To corroborate these results, transgenic hairy roots overexpressing the bacterial hmp gene, encoding a flavohaemoglobin able to scavenge NO, were obtained. To avoid any effect on root development, the hmp gene was expressed under the control of a nodule specific promoter pMtENOD20. As described in the literature (^{Vernoud et al., 1999}), we observed the expression of the pMtENOD20-GUS construction in dividing inner cortical cells corresponding to the site of nodule primordium from the fifth day of nodule development (see the Supporting Information, Fig. S1). However, compared with the results of ^{Vernoud et al. (1999)}, we did not observe glucuronidase (GUS) staining in associated root hairs displaying shepherd's crook curling. Detection of NO by fluorescent microscopy with DAF2-DA revealed a decrease of fluorescence on the Hmp-overexpressing transgenic nodule slices compared with the control transgenic nodules (Fig. 6a). Using a spectrofluorometric method, we estimated a 40% reduction of the NO production in hairy roots overexpressing the Hmp protein compared with the control hairy roots at 5 dpi (Fig. 6b) as well as at 13 dpi (data not shown). In addition, the overexpression of hmp under the control of this promoter significantly delayed the nodulation (Fig. 6c), with a 28% reduction in the number of nodules compared with the control transgenic roots. This result is in line with the results demonstrated with cPTIO treatment (Fig. 5a) or when plants were inoculated with the hmp⁺⁺S. meliloti strain (Fig. 5b). These results show that decreasing the NO level results in a delay in the nodulation process.

To further investigate the involvement of NO in this process, we measured the expression levels of genes known to be associated with nodule development and potentially regulated by NO. We first analysed the expression of MtCRE1, a gene encoding a cytokinin receptor involved in the early symbiotic interaction (^{Gonzalez-Rizzo et al., 2006}) as it was shown to be NO regulated in M. truncatula (^{Ferrarini et al., 2008}). The qRT-PCR experiments performed either on inoculated plants treated with cPTIO (during 8 h) or on transgenic hairy roots overexpressing the Hmp protein (Fig. 7a,b) showed that NO depletion downregulates the expression of MtCRE1. This result therefore confirms that NO upregulates the expression of MtCRE1, and further points to the presence of NO during the early steps of nodule development.

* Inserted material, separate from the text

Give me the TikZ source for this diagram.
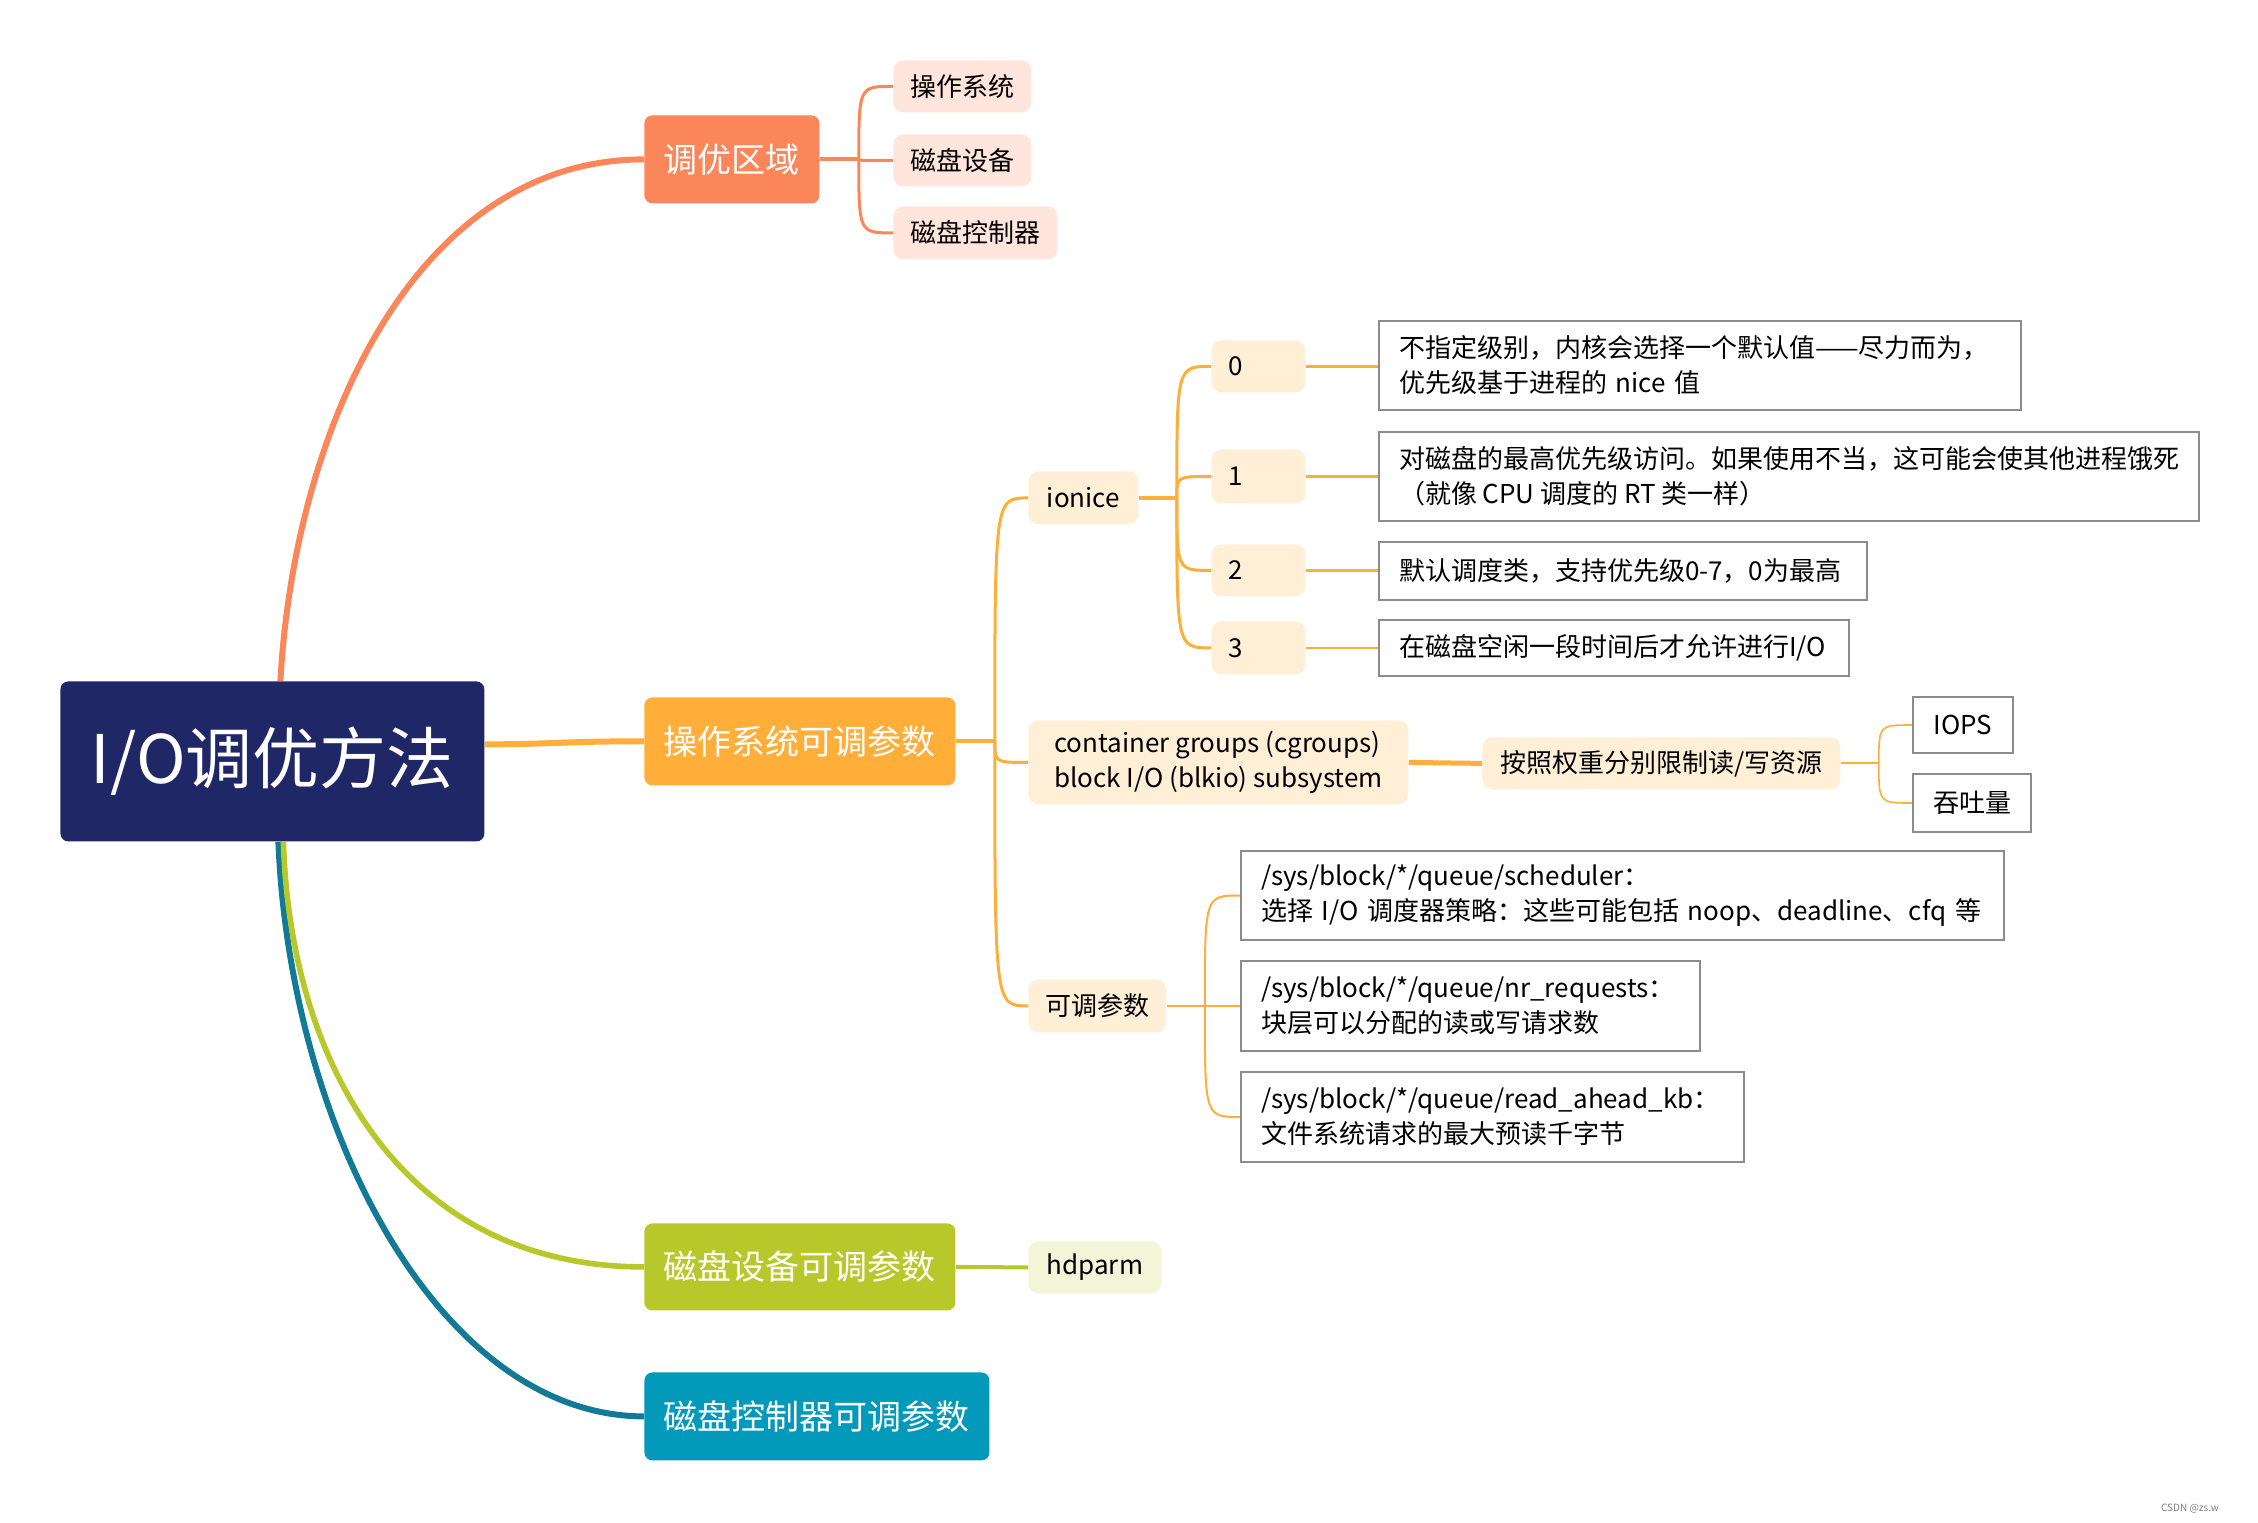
\documentclass[tikz,border=0pt]{standalone}
\usepackage{fontspec}
\setmainfont{Noto Sans CJK SC}
\usetikzlibrary{calc}
\definecolor{navy}{HTML}{1F2766}
\definecolor{coral}{HTML}{FA8659}
\definecolor{orng}{HTML}{FFAE39}
\definecolor{lime}{HTML}{B8C82A}
\definecolor{tealn}{HTML}{0399BA}
\definecolor{teall}{HTML}{127A96}
\definecolor{lcoral}{HTML}{FFE5DB}
\definecolor{lorng}{HTML}{FFEFD7}
\definecolor{llime}{HTML}{F2F5D8}
\definecolor{boxgray}{HTML}{8C8C8C}
\begin{document}
\begin{tikzpicture}[x=0.5pt,y=-0.5pt,
  every node/.style={inner sep=0pt, anchor=north west},
  rootn/.style={fill=navy, text=white, rounded corners=4pt, font=\fontsize{33.5}{40}\selectfont, align=center},
  mainn/.style={rounded corners=4pt, text=white, inner xsep=9.5pt, font=\fontsize{17}{20}\selectfont, align=center},
  subn/.style={rounded corners=5pt, text=black, inner xsep=8.5pt, font=\fontsize{13}{17.5}\selectfont, align=center},
  numn/.style={rounded corners=5pt, fill=lorng, text=black, inner xsep=8.5pt, text width=30pt, align=left, minimum width=47pt, font=\fontsize{13}{17.5}\selectfont},
  txtbox/.style={draw=boxgray, line width=1pt, fill=white, inner xsep=10pt, align=left, font=\fontsize{13}{17.5}\selectfont},
  trunk/.style={line width=3pt},
  fork/.style={line width=1.5pt, orng},
  thin/.style={line width=1pt, orng}
]
\useasboundingbox (0,0) rectangle (2258,1522);

% root and main branches
\node[rootn, minimum width=212pt, minimum height=80pt] (root) at (60,681) {I/O调优方法};
\node[mainn, fill=coral, minimum width=87.5pt, minimum height=44pt] (zone) at (644,115) {调优区域};
\node[mainn, fill=orng, minimum width=155.5pt, minimum height=44pt] (os) at (644,697) {操作系统可调参数};
\node[mainn, fill=lime, minimum width=155.5pt, minimum height=43.5pt] (dev) at (644,1223) {磁盘设备可调参数};
\node[mainn, fill=tealn, minimum width=172.5pt, minimum height=44pt] (ctl) at (644,1372) {磁盘控制器可调参数};

% children of zone
\node[subn, fill=lcoral, minimum width=69pt, minimum height=26pt] (z1) at (893,60) {操作系统};
\node[subn, fill=lcoral, minimum width=69pt, minimum height=26pt] (z2) at (893,134) {磁盘设备};
\node[subn, fill=lcoral, minimum width=82pt, minimum height=26.5pt] (z3) at (893,206) {磁盘控制器};

% children of os
\node[subn, fill=lorng, minimum width=55pt, minimum height=26.5pt] (ionice) at (1028,471) {ionice};
\node[subn, fill=lorng, align=left, inner xsep=9.5pt, minimum width=190pt, minimum height=42pt] (cg) at (1028,720) {container groups (cgroups)\\block I/O (blkio) subsystem};
\node[subn, fill=lorng, minimum width=69pt, minimum height=26.5pt] (kp) at (1028,979) {可调参数};

% child of dev
\node[subn, fill=llime, minimum width=66.5pt, minimum height=26pt] (hd) at (1028,1241) {hdparm};

% ionice classes
\node[numn, minimum height=26pt] (n0) at (1211,340) {0};
\node[numn, minimum height=27pt] (n1) at (1211,449) {1};
\node[numn, minimum height=26pt] (n2) at (1211,544) {2};
\node[numn, minimum height=26.5pt] (n3) at (1211,621) {3};

\node[txtbox, text width=301pt, minimum height=44.5pt] (b0) at (1378,320) {不指定级别，内核会选择一个默认值——尽力而为，\\优先级基于进程的 nice 值};
\node[txtbox, minimum height=44.5pt] (b1) at (1378,431) {对磁盘的最高优先级访问。如果使用不当，这可能会使其他进程饿死\\（就像 CPU 调度的 RT 类一样）};
\node[txtbox, text width=224pt, minimum height=29pt] (b2) at (1378,541) {默认调度类，支持优先级0-7，0为最高};
\node[txtbox, text width=215pt, minimum height=28pt] (b3) at (1378,619) {在磁盘空闲一段时间后才允许进行I/O};

% cgroups children
\node[subn, fill=lorng, minimum width=179pt, minimum height=26pt] (wt) at (1482,737) {按照权重分别限制读/写资源};
\node[txtbox, align=center, inner xsep=8pt, minimum width=50pt, minimum height=28pt] (iops) at (1912,696) {IOPS};
\node[txtbox, align=center, inner xsep=8pt, minimum width=59pt, minimum height=29pt] (tt) at (1912,773) {吞吐量};

% tunable params
\node[txtbox, text width=361.5pt, minimum height=44.5pt] (s1) at (1240,850) {/sys/block/*/queue/scheduler：\\选择 I/O 调度器策略：这些可能包括 noop、deadline、cfq 等};
\node[txtbox, text width=209.5pt, minimum height=45pt] (s2) at (1240,960) {/sys/block/*/queue/nr\_requests：\\块层可以分配的读或写请求数};
\node[txtbox, text width=231.5pt, minimum height=45pt] (s3) at (1240,1071) {/sys/block/*/queue/read\_ahead\_kb：\\文件系统请求的最大预读千字节};

\node[anchor=center, text=gray, font=\fontsize{5}{6}\selectfont] (wm) at (2190,1509) {CSDN @zs.w};

% trunk connectors
\draw[trunk, coral] ($(root.north)+(8,0)$) .. controls (295,420) and (420,159) .. (zone.west);
\draw[trunk, orng] ($(root.east)+(0,-17)$) .. controls (560,744) and (570,741) .. (os.west);
\draw[trunk, teall] ($(root.south)+(6,0)$) .. controls (290,1130) and (440,1416) .. (ctl.west);
\draw[trunk, lime, line width=2.8pt] ($(root.south)+(11,0)$) .. controls (290,1060) and (400,1267) .. (dev.west);

% zone forks
\coordinate (zj) at ($(zone.east)+(39,0)$);
\draw[fork, coral, line width=2pt] (zone.east) -- (zj);
\foreach \c in {z1,z2,z3}
  \draw[fork, coral] (zj) .. controls (zj |- \c.west) .. (\c.west);

% os forks
\coordinate (oj) at ($(os.east)+(39,0)$);
\draw[fork, line width=2pt] (os.east) -- (oj);
\foreach \c in {ionice,cg,kp}
  \draw[fork] (oj) .. controls (oj |- \c.west) .. (\c.west);

% ionice forks
\coordinate (ij) at ($(ionice.east)+(38,0)$);
\draw[fork, line width=2.2pt] (ionice.east) -- (ij);
\foreach \c in {n0,n1,n2,n3}
  \draw[fork] (ij) .. controls (ij |- \c.west) .. (\c.west);

\foreach \a/\b in {n0/b0,n1/b1,n2/b2,n3/b3}
  \draw[thin, line width=1.2pt] (\a.east) -- (\a.east -| \b.west);

% cgroups
\draw[fork, line width=2.5pt] (cg.east) -- (wt.west);
\coordinate (wj) at ($(wt.east)+(38,0)$);
\draw[thin] (wt.east) -- (wj);
\foreach \c in {iops,tt}
  \draw[thin, line width=0.8pt] (wj) .. controls (wj |- \c.west) .. (\c.west);

% tunable params forks
\coordinate (kj) at ($(kp.east)+(38,0)$);
\draw[thin, line width=1.3pt] (kp.east) -- (kj);
\foreach \c in {s1,s2,s3}
  \draw[thin] (kj) .. controls (kj |- \c.west) .. (\c.west);

% dev
\draw[lime, line width=2pt] (dev.east) -- (hd.west);
\end{tikzpicture}
\end{document}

We then measured the expression levels of several well-studied genes associated with various infection and nodule developmental stages: MtRR4, MtNIN, MtN6, MtENOD40 and MtCCS52A (^{Pichon et al., 1992}; ^{Charon et al., 1997}; ^{Cebolla et al., 1999}; ^{Vinardell et al., 2003}; ^{Gonzalez-Rizzo et al., 2006}). Only one of them, MtCCS52A, displayed a lower expression level upon NO depletion by either cPTIO or Hmp overexpression (Fig. 7 and data not shown) suggesting that the gene expression could be induced by the NO production observed at this stage. During nodule organogenesis, the cell cycle-switching gene MtCCS52A triggers selected cells within the primordium to switch from mitotic cycles into endoreduplicating cycles (^{Cebolla et al., 1999}; ^{Vinardell et al., 2003}). These data therefore strengthen the role of NO in nodule development.